AI adoption doesn’t work at scale without capability across the organization. You can’t delegate understanding of machine learning, data automation, or generative models to a small group of specialists while expecting company-wide transformation. This requires mass competency, not isolated expertise.

Most C-suite leaders say they want their organizations to be AI-driven, but they’re not funding the internal changes that would make that possible. Whether that’s a lack of urgency, lack of budget, or lack of ownership, it creates friction across teams. Initiatives stall. Tools get underused or misused. Value creation is delayed.

The companies that scale AI successfully are the ones that treat training like infrastructure, not a side project, not internal marketing, but core business architecture. If you’re serious about AI, then workforce confidence and capability can’t be optional.
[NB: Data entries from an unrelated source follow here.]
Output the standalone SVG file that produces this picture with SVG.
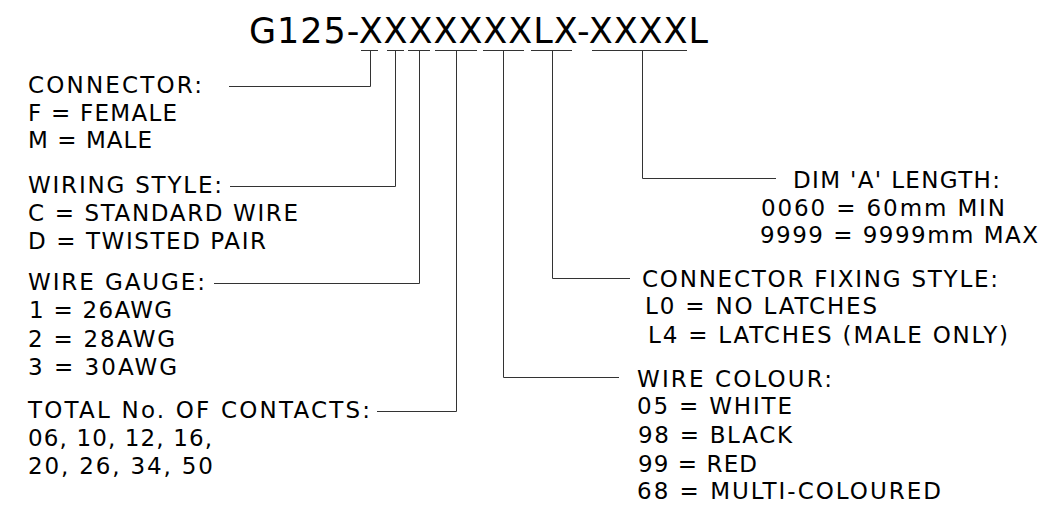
<svg xmlns="http://www.w3.org/2000/svg" width="1049" height="505" viewBox="0 0 1049 505">
<style>
text{font-family:"DejaVu Sans","Liberation Sans",sans-serif;fill:#000;font-size:23px}
.title{font-size:35px}
.ln{fill:none;stroke:#333;stroke-width:1}
</style>
<rect width="1049" height="505" fill="#fff"/>
<g id="title">
<text class="title" x="249" y="43" textLength="459" lengthAdjust="spacing">G125-XXXXXXXLX-XXXXL</text>
</g>
<g id="connectors">
<path class="ln" d="M361 50.5H378M387 50.5H404M408 50.5H430M435 50.5H477M483 50.5H524M531 50.5H572M592 50.5H687"/>
<path class="ln" d="M370.5 50V86.5H229"/>
<path class="ln" d="M395.5 50V186.5H230"/>
<path class="ln" d="M419.5 50V283.5H214"/>
<path class="ln" d="M456.5 50V411.5H377"/>
<path class="ln" d="M503.5 50V377.5H619"/>
<path class="ln" d="M552.5 50V278.5H630"/>
<path class="ln" d="M642.5 50V178.5H776"/>
</g>
<g id="connector">
<text x="28" y="93" textLength="174" lengthAdjust="spacing">CONNECTOR:</text>
<text x="28" y="121" textLength="149" lengthAdjust="spacing">F = FEMALE</text>
<text x="28" y="148" textLength="124" lengthAdjust="spacing">M = MALE</text>
</g>
<g id="wiring-style">
<text x="28" y="193" textLength="194" lengthAdjust="spacing">WIRING STYLE:</text>
<text x="28" y="221" textLength="270" lengthAdjust="spacing">C = STANDARD WIRE</text>
<text x="28" y="249" textLength="238" lengthAdjust="spacing">D = TWISTED PAIR</text>
</g>
<g id="wire-gauge">
<text x="28" y="290" textLength="177" lengthAdjust="spacing">WIRE GAUGE:</text>
<text x="29" y="318" textLength="143" lengthAdjust="spacing">1 = 26AWG</text>
<text x="28" y="347" textLength="147" lengthAdjust="spacing">2 = 28AWG</text>
<text x="28" y="375" textLength="149" lengthAdjust="spacing">3 = 30AWG</text>
</g>
<g id="contacts">
<text x="28" y="418" textLength="342" lengthAdjust="spacing">TOTAL No. OF CONTACTS:</text>
<text x="28" y="446" textLength="184" lengthAdjust="spacing">06, 10, 12, 16,</text>
<text x="28" y="474" textLength="185" lengthAdjust="spacing">20, 26, 34, 50</text>
</g>
<g id="dim-length">
<text x="793" y="188" textLength="207" lengthAdjust="spacing">DIM 'A' LENGTH:</text>
<text x="761" y="216" textLength="244" lengthAdjust="spacing">0060 = 60mm MIN</text>
<text x="760" y="243" textLength="278" lengthAdjust="spacing">9999 = 9999mm MAX</text>
</g>
<g id="fixing-style">
<text x="642" y="287" textLength="356" lengthAdjust="spacing">CONNECTOR FIXING STYLE:</text>
<text x="645" y="314" textLength="232" lengthAdjust="spacing">L0 = NO LATCHES</text>
<text x="648" y="343" textLength="360" lengthAdjust="spacing">L4 = LATCHES (MALE ONLY)</text>
</g>
<g id="wire-colour">
<text x="637" y="387" textLength="195" lengthAdjust="spacing">WIRE COLOUR:</text>
<text x="637" y="414" textLength="155" lengthAdjust="spacing">05 = WHITE</text>
<text x="638" y="443" textLength="154" lengthAdjust="spacing">98 = BLACK</text>
<text x="638" y="472" textLength="119" lengthAdjust="spacing">99 = RED</text>
<text x="637" y="499" textLength="304" lengthAdjust="spacing">68 = MULTI-COLOURED</text>
</g>
</svg>
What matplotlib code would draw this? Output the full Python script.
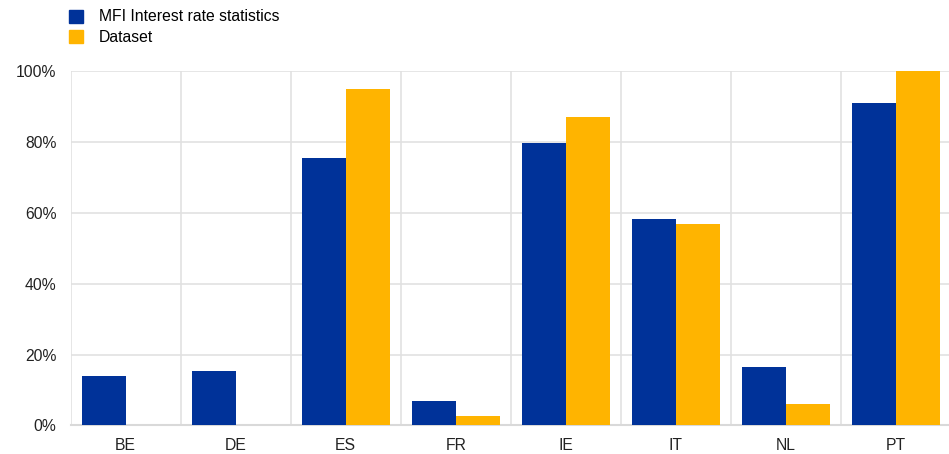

If over 50% of your team says they’re unprepared, that’s not just a skills problem, it’s a strategic liability.

Key takeaways for leaders

  • Tech hiring paused amid ROI uncertainty: Leaders should reassess how AI investments are measured and communicated internally, as hiring holds reflect pressure to demonstrate tangible returns before scaling teams further.
  • Labor market stagnation is masking deeper risk: While gross job movement appears stable, executives should recognize that suppressed hiring limits agility, innovation, and long-term growth potential.
  • Talent demand is skewed across sectors: Tech hiring is rebounding unevenly, with roles in software and data lagging; leadership should invest selectively in foundational tech functions to avoid capability gaps.
  • AI skills remain in strong demand: Despite broader hiring slowdowns, AI roles surged in priority, doubling in listings year over year, signaling that firms must still prioritize specialized digital expertise.
  • Internal AI training is failing to scale: With over half of employees feeling unprepared to use AI and only one-third receiving training, leaders must accelerate workforce development or risk falling behind tech adopters.